◆ WRITTEN EXERCISE: Provide the data again in its entirety, exactly as given.

◆ DATA:
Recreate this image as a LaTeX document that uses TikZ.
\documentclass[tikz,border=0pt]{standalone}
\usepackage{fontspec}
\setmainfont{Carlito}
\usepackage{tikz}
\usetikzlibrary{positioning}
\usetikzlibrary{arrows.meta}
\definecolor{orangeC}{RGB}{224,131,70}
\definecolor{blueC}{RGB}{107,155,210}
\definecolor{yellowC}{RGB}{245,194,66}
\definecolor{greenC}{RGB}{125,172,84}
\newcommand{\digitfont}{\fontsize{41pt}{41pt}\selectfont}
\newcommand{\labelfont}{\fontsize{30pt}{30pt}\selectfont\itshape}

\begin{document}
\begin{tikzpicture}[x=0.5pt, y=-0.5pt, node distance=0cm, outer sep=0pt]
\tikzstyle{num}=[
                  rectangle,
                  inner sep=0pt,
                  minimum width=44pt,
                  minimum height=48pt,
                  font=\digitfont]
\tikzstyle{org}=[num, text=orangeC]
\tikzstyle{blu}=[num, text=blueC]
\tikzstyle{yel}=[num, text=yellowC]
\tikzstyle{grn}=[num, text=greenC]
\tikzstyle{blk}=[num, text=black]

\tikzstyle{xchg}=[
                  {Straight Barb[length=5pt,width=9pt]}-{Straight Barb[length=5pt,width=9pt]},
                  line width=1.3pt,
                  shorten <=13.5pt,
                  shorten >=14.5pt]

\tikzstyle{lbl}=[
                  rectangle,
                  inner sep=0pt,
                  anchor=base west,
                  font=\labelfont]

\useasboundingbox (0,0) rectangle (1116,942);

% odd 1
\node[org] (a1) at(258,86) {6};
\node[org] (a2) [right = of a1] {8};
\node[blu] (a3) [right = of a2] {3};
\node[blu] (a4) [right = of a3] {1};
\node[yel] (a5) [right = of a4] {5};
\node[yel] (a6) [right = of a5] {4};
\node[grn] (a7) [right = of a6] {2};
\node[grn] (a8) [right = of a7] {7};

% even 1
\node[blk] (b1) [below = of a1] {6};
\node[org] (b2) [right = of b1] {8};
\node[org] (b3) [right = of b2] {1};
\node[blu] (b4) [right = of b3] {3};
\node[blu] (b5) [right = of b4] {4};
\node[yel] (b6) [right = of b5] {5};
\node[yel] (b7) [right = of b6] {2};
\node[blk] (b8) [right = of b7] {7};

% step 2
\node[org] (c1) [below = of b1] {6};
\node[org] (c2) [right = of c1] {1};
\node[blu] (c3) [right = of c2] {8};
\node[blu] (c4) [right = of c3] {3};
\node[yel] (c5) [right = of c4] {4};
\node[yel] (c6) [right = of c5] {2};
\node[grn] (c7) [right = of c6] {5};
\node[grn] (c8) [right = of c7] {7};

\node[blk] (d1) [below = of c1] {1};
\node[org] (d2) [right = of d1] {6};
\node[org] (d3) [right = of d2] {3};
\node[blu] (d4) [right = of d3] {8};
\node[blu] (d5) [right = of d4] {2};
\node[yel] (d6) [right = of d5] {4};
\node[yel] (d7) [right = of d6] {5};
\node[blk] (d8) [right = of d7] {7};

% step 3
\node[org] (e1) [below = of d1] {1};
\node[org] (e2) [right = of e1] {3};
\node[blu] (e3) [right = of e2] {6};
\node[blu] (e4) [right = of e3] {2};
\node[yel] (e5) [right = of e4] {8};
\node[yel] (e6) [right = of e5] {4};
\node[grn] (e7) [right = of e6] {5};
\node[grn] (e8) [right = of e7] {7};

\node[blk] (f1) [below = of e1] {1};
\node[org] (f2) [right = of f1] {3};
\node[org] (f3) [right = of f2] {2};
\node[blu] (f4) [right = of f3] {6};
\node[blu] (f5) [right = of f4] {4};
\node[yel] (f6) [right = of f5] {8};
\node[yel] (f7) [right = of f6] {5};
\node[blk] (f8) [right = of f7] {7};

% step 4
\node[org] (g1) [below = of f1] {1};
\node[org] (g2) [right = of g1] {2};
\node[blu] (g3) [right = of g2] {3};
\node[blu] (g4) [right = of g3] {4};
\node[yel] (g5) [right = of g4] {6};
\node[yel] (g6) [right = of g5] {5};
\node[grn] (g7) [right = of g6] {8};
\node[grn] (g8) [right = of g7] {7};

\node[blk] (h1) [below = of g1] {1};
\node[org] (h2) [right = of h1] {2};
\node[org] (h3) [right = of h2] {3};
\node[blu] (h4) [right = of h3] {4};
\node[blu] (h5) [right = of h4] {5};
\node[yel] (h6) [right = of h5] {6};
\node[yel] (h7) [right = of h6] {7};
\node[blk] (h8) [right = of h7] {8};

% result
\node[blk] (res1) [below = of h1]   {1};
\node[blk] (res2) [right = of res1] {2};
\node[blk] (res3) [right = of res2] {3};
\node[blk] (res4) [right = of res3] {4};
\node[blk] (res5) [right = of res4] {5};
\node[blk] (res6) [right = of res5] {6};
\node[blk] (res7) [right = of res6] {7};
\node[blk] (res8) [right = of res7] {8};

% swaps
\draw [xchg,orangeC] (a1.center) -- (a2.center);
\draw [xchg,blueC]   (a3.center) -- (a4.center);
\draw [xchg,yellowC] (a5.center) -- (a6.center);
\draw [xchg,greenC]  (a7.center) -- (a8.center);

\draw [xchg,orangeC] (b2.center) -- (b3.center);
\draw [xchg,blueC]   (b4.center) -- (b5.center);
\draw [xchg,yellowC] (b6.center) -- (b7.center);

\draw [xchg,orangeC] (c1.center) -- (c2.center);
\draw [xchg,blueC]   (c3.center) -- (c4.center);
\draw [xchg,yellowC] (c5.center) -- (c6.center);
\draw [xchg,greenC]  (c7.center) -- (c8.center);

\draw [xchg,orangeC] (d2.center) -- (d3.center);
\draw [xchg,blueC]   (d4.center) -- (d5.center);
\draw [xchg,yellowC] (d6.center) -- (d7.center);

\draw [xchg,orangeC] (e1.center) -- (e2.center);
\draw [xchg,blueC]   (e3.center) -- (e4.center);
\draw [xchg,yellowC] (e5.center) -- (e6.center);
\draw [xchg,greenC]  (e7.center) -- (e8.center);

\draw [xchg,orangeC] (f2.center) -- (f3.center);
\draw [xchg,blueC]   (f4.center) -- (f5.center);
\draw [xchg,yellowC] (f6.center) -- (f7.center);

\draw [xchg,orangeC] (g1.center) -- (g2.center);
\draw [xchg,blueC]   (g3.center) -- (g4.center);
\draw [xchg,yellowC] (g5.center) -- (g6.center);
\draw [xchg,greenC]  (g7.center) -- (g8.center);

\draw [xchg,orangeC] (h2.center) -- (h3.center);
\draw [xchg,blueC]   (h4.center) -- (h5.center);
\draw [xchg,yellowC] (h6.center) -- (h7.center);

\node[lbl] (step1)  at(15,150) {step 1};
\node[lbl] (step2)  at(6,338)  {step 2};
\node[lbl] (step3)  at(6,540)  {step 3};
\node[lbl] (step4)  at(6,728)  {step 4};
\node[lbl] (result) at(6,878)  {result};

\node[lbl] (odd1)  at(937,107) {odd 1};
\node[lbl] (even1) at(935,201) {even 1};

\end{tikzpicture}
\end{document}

◆ RESULT OF THIS TASK:
Recreate this image as a LaTeX document that uses TikZ.
\documentclass[tikz,border=0pt]{standalone}
\usepackage{fontspec}
\setmainfont{Carlito}
\usepackage{tikz}
\usetikzlibrary{positioning}
\usetikzlibrary{arrows.meta}
\definecolor{orangeC}{RGB}{224,131,70}
\definecolor{blueC}{RGB}{107,155,210}
\definecolor{yellowC}{RGB}{245,194,66}
\definecolor{greenC}{RGB}{125,172,84}
\newcommand{\digitfont}{\fontsize{41pt}{41pt}\selectfont}
\newcommand{\labelfont}{\fontsize{30pt}{30pt}\selectfont\itshape}

\begin{document}
\begin{tikzpicture}[x=0.5pt, y=-0.5pt, node distance=0cm, outer sep=0pt]
\tikzstyle{num}=[
                  rectangle,
                  inner sep=0pt,
                  minimum width=44pt,
                  minimum height=48pt,
                  font=\digitfont]
\tikzstyle{org}=[num, text=orangeC]
\tikzstyle{blu}=[num, text=blueC]
\tikzstyle{yel}=[num, text=yellowC]
\tikzstyle{grn}=[num, text=greenC]
\tikzstyle{blk}=[num, text=black]

\tikzstyle{xchg}=[
                  {Straight Barb[length=5pt,width=9pt]}-{Straight Barb[length=5pt,width=9pt]},
                  line width=1.3pt,
                  shorten <=13.5pt,
                  shorten >=14.5pt]

\tikzstyle{lbl}=[
                  rectangle,
                  inner sep=0pt,
                  anchor=base west,
                  font=\labelfont]

\useasboundingbox (0,0) rectangle (1116,942);

% odd 1
\node[org] (a1) at(258,86) {6};
\node[org] (a2) [right = of a1] {8};
\node[blu] (a3) [right = of a2] {3};
\node[blu] (a4) [right = of a3] {1};
\node[yel] (a5) [right = of a4] {5};
\node[yel] (a6) [right = of a5] {4};
\node[grn] (a7) [right = of a6] {2};
\node[grn] (a8) [right = of a7] {7};

% even 1
\node[blk] (b1) [below = of a1] {6};
\node[org] (b2) [right = of b1] {8};
\node[org] (b3) [right = of b2] {1};
\node[blu] (b4) [right = of b3] {3};
\node[blu] (b5) [right = of b4] {4};
\node[yel] (b6) [right = of b5] {5};
\node[yel] (b7) [right = of b6] {2};
\node[blk] (b8) [right = of b7] {7};

% step 2
\node[org] (c1) [below = of b1] {6};
\node[org] (c2) [right = of c1] {1};
\node[blu] (c3) [right = of c2] {8};
\node[blu] (c4) [right = of c3] {3};
\node[yel] (c5) [right = of c4] {4};
\node[yel] (c6) [right = of c5] {2};
\node[grn] (c7) [right = of c6] {5};
\node[grn] (c8) [right = of c7] {7};

\node[blk] (d1) [below = of c1] {1};
\node[org] (d2) [right = of d1] {6};
\node[org] (d3) [right = of d2] {3};
\node[blu] (d4) [right = of d3] {8};
\node[blu] (d5) [right = of d4] {2};
\node[yel] (d6) [right = of d5] {4};
\node[yel] (d7) [right = of d6] {5};
\node[blk] (d8) [right = of d7] {7};

% step 3
\node[org] (e1) [below = of d1] {1};
\node[org] (e2) [right = of e1] {3};
\node[blu] (e3) [right = of e2] {6};
\node[blu] (e4) [right = of e3] {2};
\node[yel] (e5) [right = of e4] {8};
\node[yel] (e6) [right = of e5] {4};
\node[grn] (e7) [right = of e6] {5};
\node[grn] (e8) [right = of e7] {7};

\node[blk] (f1) [below = of e1] {1};
\node[org] (f2) [right = of f1] {3};
\node[org] (f3) [right = of f2] {2};
\node[blu] (f4) [right = of f3] {6};
\node[blu] (f5) [right = of f4] {4};
\node[yel] (f6) [right = of f5] {8};
\node[yel] (f7) [right = of f6] {5};
\node[blk] (f8) [right = of f7] {7};

% step 4
\node[org] (g1) [below = of f1] {1};
\node[org] (g2) [right = of g1] {2};
\node[blu] (g3) [right = of g2] {3};
\node[blu] (g4) [right = of g3] {4};
\node[yel] (g5) [right = of g4] {6};
\node[yel] (g6) [right = of g5] {5};
\node[grn] (g7) [right = of g6] {8};
\node[grn] (g8) [right = of g7] {7};

\node[blk] (h1) [below = of g1] {1};
\node[org] (h2) [right = of h1] {2};
\node[org] (h3) [right = of h2] {3};
\node[blu] (h4) [right = of h3] {4};
\node[blu] (h5) [right = of h4] {5};
\node[yel] (h6) [right = of h5] {6};
\node[yel] (h7) [right = of h6] {7};
\node[blk] (h8) [right = of h7] {8};

% result
\node[blk] (res1) [below = of h1]   {1};
\node[blk] (res2) [right = of res1] {2};
\node[blk] (res3) [right = of res2] {3};
\node[blk] (res4) [right = of res3] {4};
\node[blk] (res5) [right = of res4] {5};
\node[blk] (res6) [right = of res5] {6};
\node[blk] (res7) [right = of res6] {7};
\node[blk] (res8) [right = of res7] {8};

% swaps
\draw [xchg,orangeC] (a1.center) -- (a2.center);
\draw [xchg,blueC]   (a3.center) -- (a4.center);
\draw [xchg,yellowC] (a5.center) -- (a6.center);
\draw [xchg,greenC]  (a7.center) -- (a8.center);

\draw [xchg,orangeC] (b2.center) -- (b3.center);
\draw [xchg,blueC]   (b4.center) -- (b5.center);
\draw [xchg,yellowC] (b6.center) -- (b7.center);

\draw [xchg,orangeC] (c1.center) -- (c2.center);
\draw [xchg,blueC]   (c3.center) -- (c4.center);
\draw [xchg,yellowC] (c5.center) -- (c6.center);
\draw [xchg,greenC]  (c7.center) -- (c8.center);

\draw [xchg,orangeC] (d2.center) -- (d3.center);
\draw [xchg,blueC]   (d4.center) -- (d5.center);
\draw [xchg,yellowC] (d6.center) -- (d7.center);

\draw [xchg,orangeC] (e1.center) -- (e2.center);
\draw [xchg,blueC]   (e3.center) -- (e4.center);
\draw [xchg,yellowC] (e5.center) -- (e6.center);
\draw [xchg,greenC]  (e7.center) -- (e8.center);

\draw [xchg,orangeC] (f2.center) -- (f3.center);
\draw [xchg,blueC]   (f4.center) -- (f5.center);
\draw [xchg,yellowC] (f6.center) -- (f7.center);

\draw [xchg,orangeC] (g1.center) -- (g2.center);
\draw [xchg,blueC]   (g3.center) -- (g4.center);
\draw [xchg,yellowC] (g5.center) -- (g6.center);
\draw [xchg,greenC]  (g7.center) -- (g8.center);

\draw [xchg,orangeC] (h2.center) -- (h3.center);
\draw [xchg,blueC]   (h4.center) -- (h5.center);
\draw [xchg,yellowC] (h6.center) -- (h7.center);

\node[lbl] (step1)  at(15,150) {step 1};
\node[lbl] (step2)  at(6,338)  {step 2};
\node[lbl] (step3)  at(6,540)  {step 3};
\node[lbl] (step4)  at(6,728)  {step 4};
\node[lbl] (result) at(6,878)  {result};

\node[lbl] (odd1)  at(937,107) {odd 1};
\node[lbl] (even1) at(935,201) {even 1};

\end{tikzpicture}
\end{document}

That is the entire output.